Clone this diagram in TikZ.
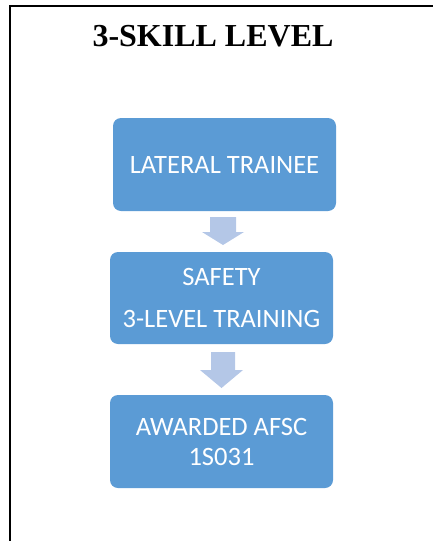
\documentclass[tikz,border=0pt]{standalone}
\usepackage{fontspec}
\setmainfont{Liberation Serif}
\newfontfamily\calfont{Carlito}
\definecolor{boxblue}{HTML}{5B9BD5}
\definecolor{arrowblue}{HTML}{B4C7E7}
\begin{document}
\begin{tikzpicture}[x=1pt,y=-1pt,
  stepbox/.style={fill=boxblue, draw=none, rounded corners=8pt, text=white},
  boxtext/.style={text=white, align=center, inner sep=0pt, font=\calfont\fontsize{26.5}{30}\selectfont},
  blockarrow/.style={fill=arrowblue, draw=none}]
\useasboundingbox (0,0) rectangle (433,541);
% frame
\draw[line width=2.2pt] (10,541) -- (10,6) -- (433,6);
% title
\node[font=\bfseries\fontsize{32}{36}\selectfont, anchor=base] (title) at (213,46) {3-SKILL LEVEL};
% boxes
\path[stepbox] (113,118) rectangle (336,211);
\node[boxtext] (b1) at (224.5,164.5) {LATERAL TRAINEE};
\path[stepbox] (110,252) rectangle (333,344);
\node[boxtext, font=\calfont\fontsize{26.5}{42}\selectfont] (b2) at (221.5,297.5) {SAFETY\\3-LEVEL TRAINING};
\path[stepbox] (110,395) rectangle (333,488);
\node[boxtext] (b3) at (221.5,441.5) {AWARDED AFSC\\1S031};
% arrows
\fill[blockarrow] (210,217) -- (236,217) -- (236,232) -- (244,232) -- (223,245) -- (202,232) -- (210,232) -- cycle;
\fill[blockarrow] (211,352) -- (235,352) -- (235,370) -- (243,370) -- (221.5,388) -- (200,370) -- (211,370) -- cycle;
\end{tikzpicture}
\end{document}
____
> _Written exercise_
Reproduce the data word for word, excluding its pictures.

> _Right answer_
Clone this diagram in TikZ.
\documentclass[tikz,border=0pt]{standalone}
\usepackage{fontspec}
\setmainfont{Liberation Serif}
\newfontfamily\calfont{Carlito}
\definecolor{boxblue}{HTML}{5B9BD5}
\definecolor{arrowblue}{HTML}{B4C7E7}
\begin{document}
\begin{tikzpicture}[x=1pt,y=-1pt,
  stepbox/.style={fill=boxblue, draw=none, rounded corners=8pt, text=white},
  boxtext/.style={text=white, align=center, inner sep=0pt, font=\calfont\fontsize{26.5}{30}\selectfont},
  blockarrow/.style={fill=arrowblue, draw=none}]
\useasboundingbox (0,0) rectangle (433,541);
% frame
\draw[line width=2.2pt] (10,541) -- (10,6) -- (433,6);
% title
\node[font=\bfseries\fontsize{32}{36}\selectfont, anchor=base] (title) at (213,46) {3-SKILL LEVEL};
% boxes
\path[stepbox] (113,118) rectangle (336,211);
\node[boxtext] (b1) at (224.5,164.5) {LATERAL TRAINEE};
\path[stepbox] (110,252) rectangle (333,344);
\node[boxtext, font=\calfont\fontsize{26.5}{42}\selectfont] (b2) at (221.5,297.5) {SAFETY\\3-LEVEL TRAINING};
\path[stepbox] (110,395) rectangle (333,488);
\node[boxtext] (b3) at (221.5,441.5) {AWARDED AFSC\\1S031};
% arrows
\fill[blockarrow] (210,217) -- (236,217) -- (236,232) -- (244,232) -- (223,245) -- (202,232) -- (210,232) -- cycle;
\fill[blockarrow] (211,352) -- (235,352) -- (235,370) -- (243,370) -- (221.5,388) -- (200,370) -- (211,370) -- cycle;
\end{tikzpicture}
\end{document}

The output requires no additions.